IGWN Data Distribution

This page describes how IGWN data are distributed in various domains for use on remote platforms including the IGWN Grid.

Low-latency data distribution is described elsewhere

This page describes distribution of data in high-latency (minutes/hours).

For details on the distribution of data in low-latency (seconds), please see Low-latency data.

Data replication

For replication of data from one storage centre to another, IGWN uses Rucio.

This is mainly utilised to establish redundant data archives to enable long-term custodial storage of the primary data outputs of the experiments.

Data are not replicated to support distributed computing applications, for that, see below.
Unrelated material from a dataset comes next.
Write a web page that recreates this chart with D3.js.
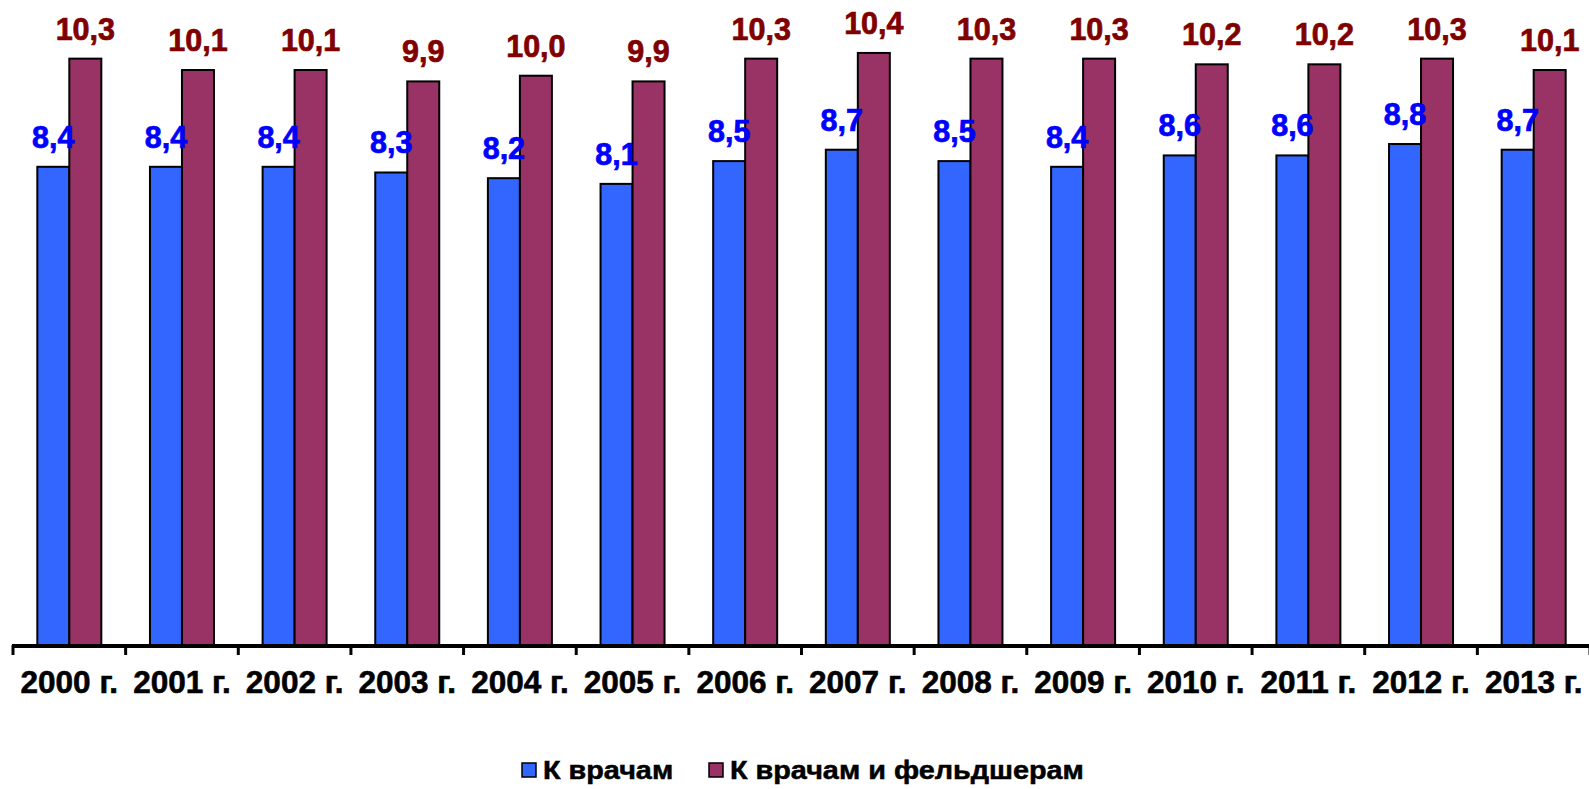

Data publication with the Open Science Data Federation

To support distributed computing, IGWN publishes data into the Open Science Data Federation (OSDF) (an instance of a Pelican federation).

With this system, data are replicated from IGWN archival storage systems to an OSDF Origin server, from which it is published into the appropriate OSDF 'namespace'.
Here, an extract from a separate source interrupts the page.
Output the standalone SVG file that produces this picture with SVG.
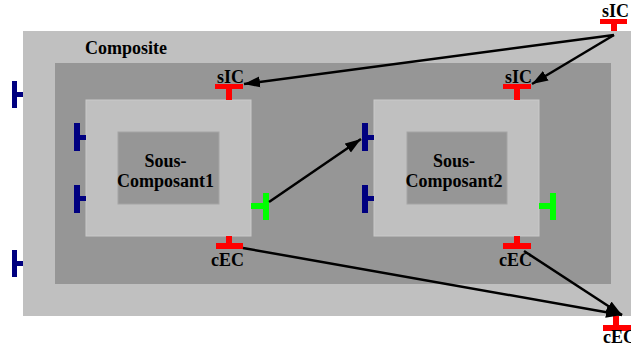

Data for each namespace are then available directly from the origin server but also from any registered OSDF Cache server that supports IGWN data.
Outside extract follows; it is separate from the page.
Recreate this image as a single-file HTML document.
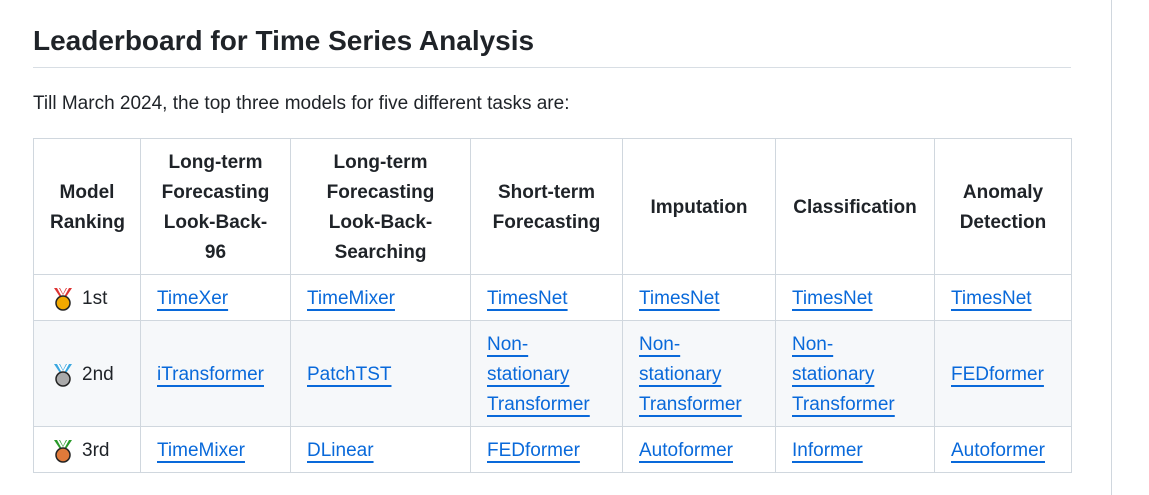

The globally-distributed network of OSDF Cache servers enable scalable access to IGWN data from any computing centre without the need for replicating those data in advance (check out the OSDF map).

IGWN OSDF namespaces

IGWN currently manages origin servers that provide data in the following namespaces:

Namespace Purpose
/gwdata Public data curated by GWOSC, see Public data.
/igwn/kagra Primary data from the KAGRA observatory, see Aggregated strain data.
/igwn/ligo Primary data from the LIGO observatories, see Aggregated strain data.
/igwn/virgo Primary data from the Virgo observatory, see Aggregated strain data.
/igwn/shared Centrally-curated secondary data generated by IGWN groups, see Shared data.
/igwn/cit User-curated data published from the LDAS system at LIGO-CIT, see User scratch data.

Accessing data from OSDF

Access to OSDF data is enabled via the OSDF Client.

Installing the OSDF client

This tool can be installed from the official OSDF Yum repositories, or from conda-forge:

conda install -c conda-forge stashcp

The stashcp package is available from the OSDF Yum repositories:

dnf -y install stashcp

Downloading data

Downloading data using the OSDF client

stashcp /igwn/ligo/README README

Namespaces under /igwn are restricted

Access to files under any of the /igwn namespace paths is restricted to IGWN members.

Users should acquire a SciToken with the appropriate scope before attempting access.

The OSDF client will automatically discover a valid SciToken in a standard location, or referred to via the BEARER_TOKEN_FILE environment variable.

Downloading data in HTCondor jobs

HTCondor jobs can declare OSDF paths as input files for a job via the transfer_input_files submit command.

See Download data using OSDF for full details.